Alberto Weretilneck, exgobernador comprovinciano de Soria, advirtió que del nuevo ministro sólo cabe esperar los adverbios y modos de Sergio Berni. Lo más relevante no será ese ruido público, sino el hostigamiento que oculte. El cristinismo ha desplegado maniobras de largo alcance para someter al Poder Judicial más allá de la suerte procesal de Cristina.
Los agravios contra la Corte Suprema son constantes, con la sombra persistente de la comisión que integra el abogado Carlos Beraldi y la sugerencia de crear un tribunal paralelo que administre las objeciones de arbitrariedades supuestas y reserve a la Corte el decorado institucional.
El ataque contra el Ministerio Público Fiscal es a fondo.
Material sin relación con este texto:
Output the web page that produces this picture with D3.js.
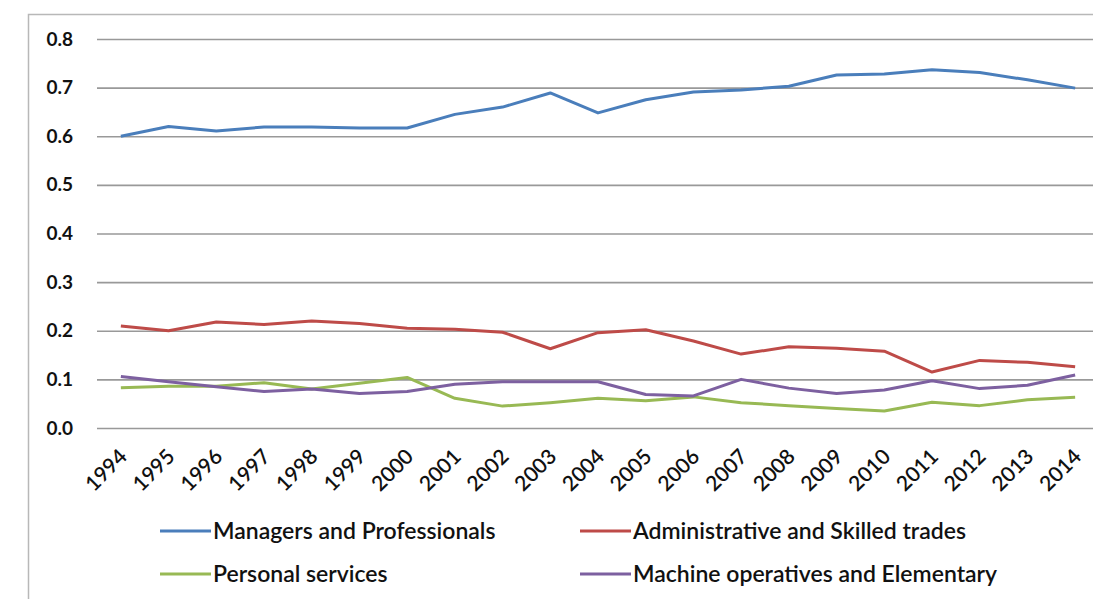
<!DOCTYPE html>
<html>
<head>
<meta charset="utf-8">
<script src="https://cdn.jsdelivr.net/npm/d3@7"></script>
<style>
  html, body { margin: 0; padding: 0; background: #ffffff; }
  svg { display: block; }
  text { font-family: Lato, "Open Sans", sans-serif; fill: #111; }
</style>
</head>
<body>
<svg id="chart" width="1093" height="599"></svg>
<script>
// Share of employment by occupational group, 1994-2014
const years = ["1994","1995","1996","1997","1998","1999","2000","2001","2002","2003","2004",
               "2005","2006","2007","2008","2009","2010","2011","2012","2013","2014"];

const managers = [0.600,0.620,0.611,0.619,0.619,0.617,0.617,0.645,0.660,0.689,0.648,
                  0.675,0.691,0.695,0.703,0.726,0.728,0.737,0.731,0.716,0.699];
const adminSkilled = [0.210,0.200,0.218,0.213,0.220,0.215,0.205,0.203,0.197,0.163,0.196,
                      0.202,0.179,0.152,0.167,0.164,0.158,0.115,0.139,0.135,0.126];
const personalServices = [0.083,0.086,0.086,0.093,0.080,0.092,0.104,0.061,0.045,0.052,0.061,
                          0.056,0.064,0.052,0.046,0.040,0.035,0.053,0.046,0.058,0.063];
const machineElementary = [0.106,0.095,0.085,0.075,0.080,0.071,0.075,0.090,0.095,0.095,0.095,
                           0.069,0.066,0.100,0.082,0.071,0.078,0.097,0.081,0.088,0.109];

const yTicks = [0, 0.1, 0.2, 0.3, 0.4, 0.5, 0.6, 0.7, 0.8];

const seriesNames = ["Managers and Professionals", "Administrative and Skilled trades",
                     "Personal services", "Machine operatives and Elementary"];
const seriesValues = [managers, adminSkilled, personalServices, machineElementary];
const seriesColors = ["#4a7ebb", "#be4b48", "#98b954", "#7d60a0"];

const svg = d3.select("#chart");

// outer chart frame (only top and left edges fall inside the page)
svg.append("rect")
  .attr("x", 28.5).attr("y", 14.5)
  .attr("width", 1200).attr("height", 700)
  .attr("fill", "#ffffff")
  .attr("stroke", "#b8b8b8").attr("stroke-width", 1.5);

const plot = { left: 97, right: 1099, top: 39, bottom: 428 };

const x = d3.scalePoint().domain(years).range([plot.left, plot.right]).padding(0.5);
const y = d3.scaleLinear().domain([0, 0.8]).range([plot.bottom, plot.top]);

// horizontal gridlines + value labels
const yAxis = d3.axisLeft(y)
  .tickValues(yTicks)
  .tickFormat(d3.format(".1f"))
  .tickSize(-(plot.right - plot.left))
  .tickPadding(24);

const gy = svg.append("g")
  .attr("transform", `translate(${plot.left},0)`)
  .call(yAxis);
gy.select(".domain").remove();
gy.selectAll(".tick line").attr("stroke", "#999999").attr("stroke-width", 1.6);
gy.selectAll(".tick text")
  .attr("font-size", 19).attr("font-weight", 700)
  .attr("fill", "#1a1a1a")
  .style("font-family", "Lato, sans-serif");

// category labels, rotated
const xAxis = d3.axisBottom(x).tickSize(0).tickPadding(0);
const gx = svg.append("g")
  .attr("transform", `translate(0,${plot.bottom})`)
  .call(xAxis);
gx.select(".domain").remove();
gx.selectAll(".tick text")
  .attr("font-size", 21).attr("font-weight", 600)
  .attr("fill", "#1a1a1a")
  .attr("text-anchor", "end")
  .attr("y", 0)
  .attr("dy", 0)
  .attr("transform", "translate(7,30) rotate(-45)");

// series lines
const line = d3.line()
  .x((d, i) => x(years[i]))
  .y(d => y(d));

seriesValues.forEach((vals, k) => {
  svg.append("path")
    .datum(vals)
    .attr("fill", "none")
    .attr("stroke", seriesColors[k])
    .attr("stroke-width", 3)
    .attr("stroke-linejoin", "round")
    .attr("d", line);
});

// legend: two columns, two rows
const legendPos = [
  { x: 160, y: 531 }, { x: 580, y: 531 },
  { x: 160, y: 574 }, { x: 580, y: 574 }
];
const legend = svg.append("g");
seriesNames.forEach((name, k) => {
  const g = legend.append("g").attr("transform", `translate(${legendPos[k].x},${legendPos[k].y})`);
  g.append("line")
    .attr("x1", 0).attr("x2", 51)
    .attr("stroke", seriesColors[k]).attr("stroke-width", 3);
  g.append("text")
    .attr("x", 53).attr("dy", "0.35em")
    .attr("font-size", 23).attr("font-weight", 600)
    .attr("fill", "#111")
    .text(name);
});
</script>
</body>
</html>
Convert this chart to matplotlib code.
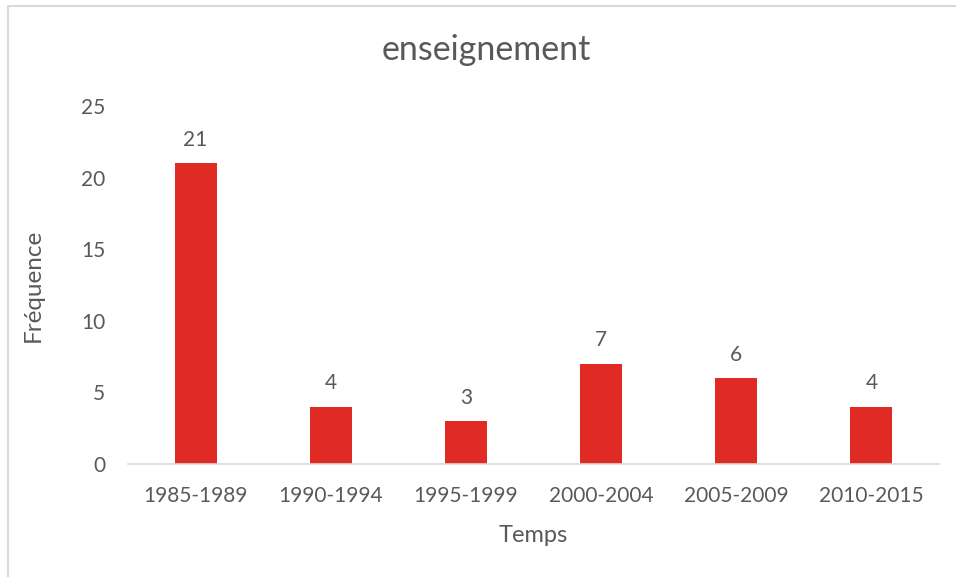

La destitución del procurador Eduardo Casal es un objetivo confeso del oficialismo, tanto como la aprobación por simple mayoría de su sucesor. La postulación de la abogada Marisa Herrera podría hundir del todo el pliego náufrago de Daniel Rafecas. La mesa judicial del Instituto Patria quiere que los fiscales díscolos sean expulsados de sus cargos. Cristina Kirchner quiere conducir la persecución penal.
Entre la reforma judicial que espera en Diputados; las maniobras para ampliar la composición política del Consejo de la Magistratura; el retiro ya operado de centenares de pliegos de jueces propuestos y la jubilación apresurada de otros tantos que están en funciones, el clima de presión para cualquier decisión de un magistrado es de una acechanza enorme.
En cierto modo -y acaso en todos- en el temple de esos jueces se está jugando el destino de la República.
Cristina Kirchner ya decidió ignorar la crisis social y sanitaria. Avanzar a marcha forzada en ese nuevo diseño institucional que fricciona a cada rato con la Constitución. El oficialismo se ha recluido en los límites de su bloque político. Apuesta todo a la fractura ajena.
Sin esa decisión, la reaparición de Mauricio Macri hubiese sido un reñidero de reproches interno.